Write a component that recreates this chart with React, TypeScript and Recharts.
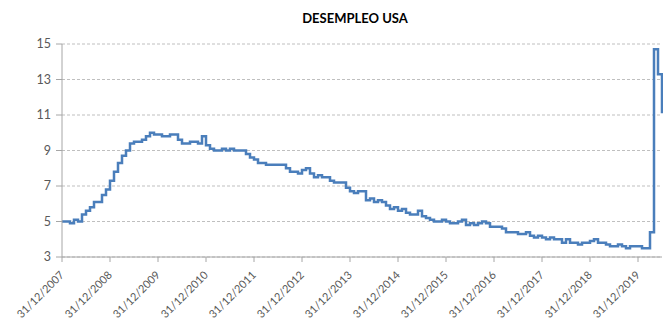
import React from "react";
import { LineChart, Line, XAxis, YAxis, CartesianGrid } from "recharts";

// Monthly US unemployment rate (%), Dec 2007 -> Jun 2020
const rate2007 = [5.0];
const rate2008 = [5.0, 4.9, 5.1, 5.0, 5.4, 5.6, 5.8, 6.1, 6.1, 6.5, 6.8, 7.3];
const rate2009 = [7.8, 8.3, 8.7, 9.0, 9.4, 9.5, 9.5, 9.6, 9.8, 10.0, 9.9, 9.9];
const rate2010 = [9.8, 9.8, 9.9, 9.9, 9.6, 9.4, 9.4, 9.5, 9.5, 9.4, 9.8, 9.3];
const rate2011 = [9.1, 9.0, 9.0, 9.1, 9.0, 9.1, 9.0, 9.0, 9.0, 8.8, 8.6, 8.5];
const rate2012 = [8.3, 8.3, 8.2, 8.2, 8.2, 8.2, 8.2, 8.0, 7.8, 7.8, 7.7, 7.9];
const rate2013 = [8.0, 7.7, 7.5, 7.6, 7.5, 7.5, 7.3, 7.2, 7.2, 7.2, 6.9, 6.7];
const rate2014 = [6.6, 6.7, 6.7, 6.2, 6.3, 6.1, 6.2, 6.1, 5.9, 5.7, 5.8, 5.6];
const rate2015 = [5.7, 5.5, 5.4, 5.4, 5.6, 5.3, 5.2, 5.1, 5.0, 5.0, 5.1, 5.0];
const rate2016 = [4.9, 4.9, 5.0, 5.1, 4.8, 4.9, 4.8, 4.9, 5.0, 4.9, 4.7, 4.7];
const rate2017 = [4.7, 4.6, 4.4, 4.4, 4.4, 4.3, 4.3, 4.4, 4.2, 4.1, 4.2, 4.1];
const rate2018 = [4.0, 4.1, 4.0, 4.0, 3.8, 4.0, 3.8, 3.8, 3.7, 3.8, 3.8, 3.9];
const rate2019 = [4.0, 3.8, 3.8, 3.7, 3.6, 3.6, 3.7, 3.6, 3.5, 3.6, 3.6, 3.6];
const rate2020 = [3.5, 3.5, 4.4, 14.7, 13.3, 11.1];

const rates = [
  ...rate2007, ...rate2008, ...rate2009, ...rate2010, ...rate2011, ...rate2012, ...rate2013,
  ...rate2014, ...rate2015, ...rate2016, ...rate2017, ...rate2018, ...rate2019, ...rate2020,
];

const xTicks = [
  "31/12/2007", "31/12/2008", "31/12/2009", "31/12/2010", "31/12/2011", "31/12/2012", "31/12/2013",
  "31/12/2014", "31/12/2015", "31/12/2016", "31/12/2017", "31/12/2018", "31/12/2019",
];
const yTicks = [3, 5, 7, 9, 11, 13, 15];

const pad = (n: number) => (n < 10 ? "0" + n : "" + n);

// label each month by its last day, starting Dec 2007
const data = rates.map((v, i) => {
  const m = 11 + i; // months since Jan 2007
  const year = 2007 + Math.floor(m / 12);
  const month = (m % 12) + 1;
  const last = new Date(year, month, 0).getDate();
  return { date: `${pad(last)}/${pad(month)}/${year}`, rate: v };
});

const axisColor = "#595959";

// rotated date label, its end sits just below-right of the tick
const DateTick = (props: any) => {
  const { x, y, payload } = props;
  return (
    <g transform={`translate(${x},${y + 9})`}>
      <text x={0} y={0} dy="0.35em" textAnchor="end" transform="rotate(-45)" fill={axisColor} fontSize={11}>
        {payload.value}
      </text>
    </g>
  );
};

const App = () => {
  return (
    <div style={{ position: "absolute", left: 0, top: 0, width: 663, height: 329, background: "#fff", fontFamily: "Lato, 'Open Sans', sans-serif" }}>
      <div style={{ position: "absolute", left: 0, top: 10, width: 710, textAlign: "center", fontSize: 13, fontWeight: 700, color: "#000" }}>
        DESEMPLEO USA
      </div>
      <LineChart width={663} height={329} data={data} margin={{ top: 44, right: 1, bottom: 12, left: 0 }}>
        <CartesianGrid vertical={false} stroke="#bfbfbf" strokeDasharray="3 2" />
        <XAxis
          dataKey="date"
          ticks={xTicks}
          interval={0}
          height={60}
          tickSize={5}
          stroke="#a6a6a6"
          tick={<DateTick />}
        />
        <YAxis
          domain={[3, 15]}
          ticks={yTicks}
          width={62}
          tickSize={6}
          tickMargin={5}
          stroke="#a6a6a6"
          tick={{ fill: axisColor, fontSize: 12.5 }}
        />
        <Line
          type="stepAfter"
          dataKey="rate"
          stroke="#4a7ebb"
          strokeWidth={2.5}
          dot={false}
          isAnimationActive={false}
        />
      </LineChart>
    </div>
  );
};

export default App;
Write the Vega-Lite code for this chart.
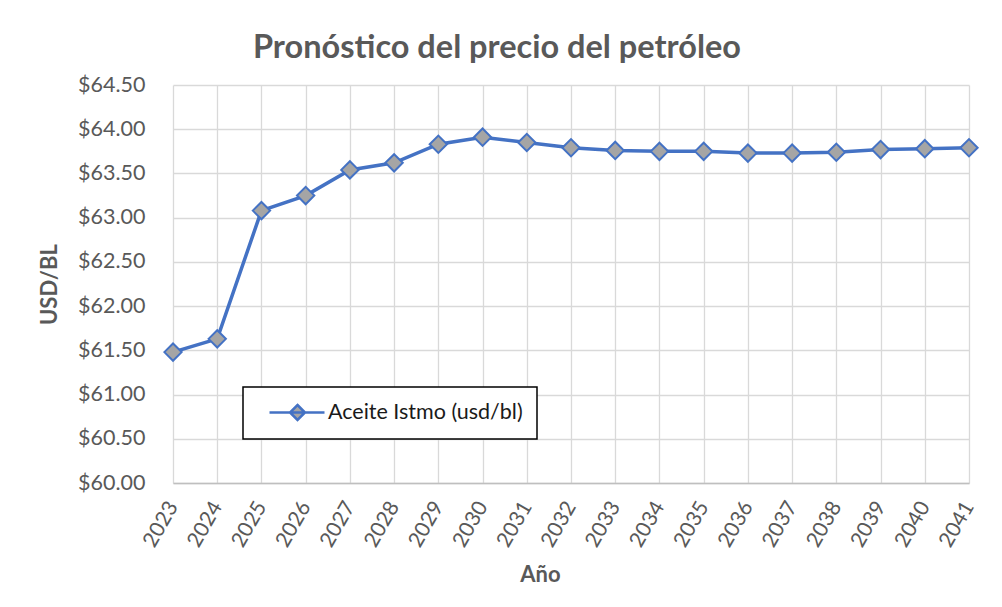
{
  "$schema": "https://vega.github.io/schema/vega-lite/v6.json",
  "width": 796,
  "height": 398,
  "autosize": "none",
  "padding": {"left": 173, "top": 85, "right": 33, "bottom": 124},
  "background": "white",
  "title": {
    "text": "Pronóstico del precio del petróleo",
    "font": "Lato",
    "fontSize": 32.5,
    "fontWeight": "bold",
    "color": "#595959",
    "anchor": "middle",
    "frame": "group",
    "dx": -74,
    "offset": 10
  },
  "data": {
    "values": [
      {"anio": 2023, "precio": 61.48, "serie": "Aceite Istmo (usd/bl)"},
      {"anio": 2024, "precio": 61.63, "serie": "Aceite Istmo (usd/bl)"},
      {"anio": 2025, "precio": 63.08, "serie": "Aceite Istmo (usd/bl)"},
      {"anio": 2026, "precio": 63.25, "serie": "Aceite Istmo (usd/bl)"},
      {"anio": 2027, "precio": 63.54, "serie": "Aceite Istmo (usd/bl)"},
      {"anio": 2028, "precio": 63.62, "serie": "Aceite Istmo (usd/bl)"},
      {"anio": 2029, "precio": 63.83, "serie": "Aceite Istmo (usd/bl)"},
      {"anio": 2030, "precio": 63.91, "serie": "Aceite Istmo (usd/bl)"},
      {"anio": 2031, "precio": 63.85, "serie": "Aceite Istmo (usd/bl)"},
      {"anio": 2032, "precio": 63.79, "serie": "Aceite Istmo (usd/bl)"},
      {"anio": 2033, "precio": 63.76, "serie": "Aceite Istmo (usd/bl)"},
      {"anio": 2034, "precio": 63.75, "serie": "Aceite Istmo (usd/bl)"},
      {"anio": 2035, "precio": 63.75, "serie": "Aceite Istmo (usd/bl)"},
      {"anio": 2036, "precio": 63.73, "serie": "Aceite Istmo (usd/bl)"},
      {"anio": 2037, "precio": 63.73, "serie": "Aceite Istmo (usd/bl)"},
      {"anio": 2038, "precio": 63.74, "serie": "Aceite Istmo (usd/bl)"},
      {"anio": 2039, "precio": 63.77, "serie": "Aceite Istmo (usd/bl)"},
      {"anio": 2040, "precio": 63.78, "serie": "Aceite Istmo (usd/bl)"},
      {"anio": 2041, "precio": 63.79, "serie": "Aceite Istmo (usd/bl)"}
    ]
  },
  "encoding": {
    "x": {
      "field": "anio",
      "type": "ordinal",
      "scale": {"type": "point", "padding": 0},
      "axis": {
        "title": "Año",
        "titleFont": "Lato",
        "titleFontSize": 22,
        "titleFontWeight": "bold",
        "titleColor": "#595959",
        "titleX": 367,
        "titleY": 91,
        "titleBaseline": "middle",
        "labelAngle": -60,
        "labelAlign": "right",
        "labelBaseline": "middle",
        "labelFont": "Lato",
        "labelFontSize": 21,
        "labelColor": "#595959",
        "labelPadding": 20,
        "ticks": false,
        "tickSize": 0,
        "domainColor": "#BFBFBF",
        "domainWidth": 1.3,
        "grid": true,
        "gridColor": "#D9D9D9",
        "gridWidth": 1.3
      }
    },
    "y": {
      "field": "precio",
      "type": "quantitative",
      "scale": {"domain": [60, 64.5], "nice": false, "zero": false},
      "axis": {
        "title": "USD/BL",
        "titleFont": "Lato",
        "titleFontSize": 22,
        "titleFontWeight": "bold",
        "titleColor": "#595959",
        "titlePadding": 16,
        "format": "$.2f",
        "values": [60, 60.5, 61, 61.5, 62, 62.5, 63, 63.5, 64, 64.5],
        "labelFont": "Lato",
        "labelFontSize": 21.5,
        "labelColor": "#595959",
        "labelPadding": 28,
        "ticks": false,
        "tickSize": 0,
        "domain": false,
        "grid": true,
        "gridColor": "#D9D9D9",
        "gridWidth": 1.3
      }
    }
  },
  "layer": [
    {
      "mark": {"type": "line", "strokeWidth": 3.5},
      "encoding": {
        "color": {
          "field": "serie",
          "type": "nominal",
          "scale": {"range": ["#4472C4"]},
          "legend": {
            "title": null,
            "orient": "none",
            "legendX": 70,
            "legendY": 302,
            "padding": 14,
            "strokeColor": "black",
            "fillColor": "white",
            "labelFont": "Lato",
            "labelFontSize": 21.5,
            "labelColor": "#1a1a1a",
            "labelLimit": 400,
            "labelOffset": 48,
            "symbolType": "M0.1,0H5.6M2.9,-0.75L3.65,0L2.9,0.75L2.15,0Z",
            "symbolSize": 400,
            "symbolStrokeWidth": 2.5,
            "encode": {
              "symbols": {"update": {"fill": {"value": "#A5A5A5"}, "stroke": {"value": "#4472C4"}, "strokeWidth": {"value": 2.5}}},
              "legend": {"update": {"strokeWidth": {"value": 1.5}}}
            }
          }
        }
      }
    },
    {
      "mark": {"type": "point", "shape": "diamond", "filled": true, "fill": "#A5A5A5", "stroke": "#4472C4", "strokeWidth": 2, "size": 300, "opacity": 1}
    }
  ],
  "config": {"view": {"stroke": null}}
}
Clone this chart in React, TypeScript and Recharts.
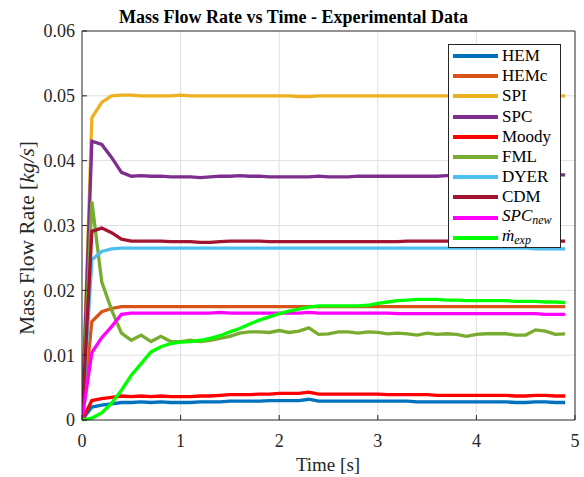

──────

## Job
Leave out the pictures. Transcribe only the lines above, from the first through the one that contains "const pad = (n: number)".

## Task result
Write a component that recreates this chart with React, TypeScript and Recharts.
import React from "react";
import { LineChart, Line, XAxis, YAxis, CartesianGrid } from "recharts";

// Monthly US unemployment rate (%), Dec 2007 -> Jun 2020
const rate2007 = [5.0];
const rate2008 = [5.0, 4.9, 5.1, 5.0, 5.4, 5.6, 5.8, 6.1, 6.1, 6.5, 6.8, 7.3];
const rate2009 = [7.8, 8.3, 8.7, 9.0, 9.4, 9.5, 9.5, 9.6, 9.8, 10.0, 9.9, 9.9];
const rate2010 = [9.8, 9.8, 9.9, 9.9, 9.6, 9.4, 9.4, 9.5, 9.5, 9.4, 9.8, 9.3];
const rate2011 = [9.1, 9.0, 9.0, 9.1, 9.0, 9.1, 9.0, 9.0, 9.0, 8.8, 8.6, 8.5];
const rate2012 = [8.3, 8.3, 8.2, 8.2, 8.2, 8.2, 8.2, 8.0, 7.8, 7.8, 7.7, 7.9];
const rate2013 = [8.0, 7.7, 7.5, 7.6, 7.5, 7.5, 7.3, 7.2, 7.2, 7.2, 6.9, 6.7];
const rate2014 = [6.6, 6.7, 6.7, 6.2, 6.3, 6.1, 6.2, 6.1, 5.9, 5.7, 5.8, 5.6];
const rate2015 = [5.7, 5.5, 5.4, 5.4, 5.6, 5.3, 5.2, 5.1, 5.0, 5.0, 5.1, 5.0];
const rate2016 = [4.9, 4.9, 5.0, 5.1, 4.8, 4.9, 4.8, 4.9, 5.0, 4.9, 4.7, 4.7];
const rate2017 = [4.7, 4.6, 4.4, 4.4, 4.4, 4.3, 4.3, 4.4, 4.2, 4.1, 4.2, 4.1];
const rate2018 = [4.0, 4.1, 4.0, 4.0, 3.8, 4.0, 3.8, 3.8, 3.7, 3.8, 3.8, 3.9];
const rate2019 = [4.0, 3.8, 3.8, 3.7, 3.6, 3.6, 3.7, 3.6, 3.5, 3.6, 3.6, 3.6];
const rate2020 = [3.5, 3.5, 4.4, 14.7, 13.3, 11.1];

const rates = [
  ...rate2007, ...rate2008, ...rate2009, ...rate2010, ...rate2011, ...rate2012, ...rate2013,
  ...rate2014, ...rate2015, ...rate2016, ...rate2017, ...rate2018, ...rate2019, ...rate2020,
];

const xTicks = [
  "31/12/2007", "31/12/2008", "31/12/2009", "31/12/2010", "31/12/2011", "31/12/2012", "31/12/2013",
  "31/12/2014", "31/12/2015", "31/12/2016", "31/12/2017", "31/12/2018", "31/12/2019",
];
const yTicks = [3, 5, 7, 9, 11, 13, 15];

const pad = (n: number) => (n < 10 ? "0" + n : "" + n);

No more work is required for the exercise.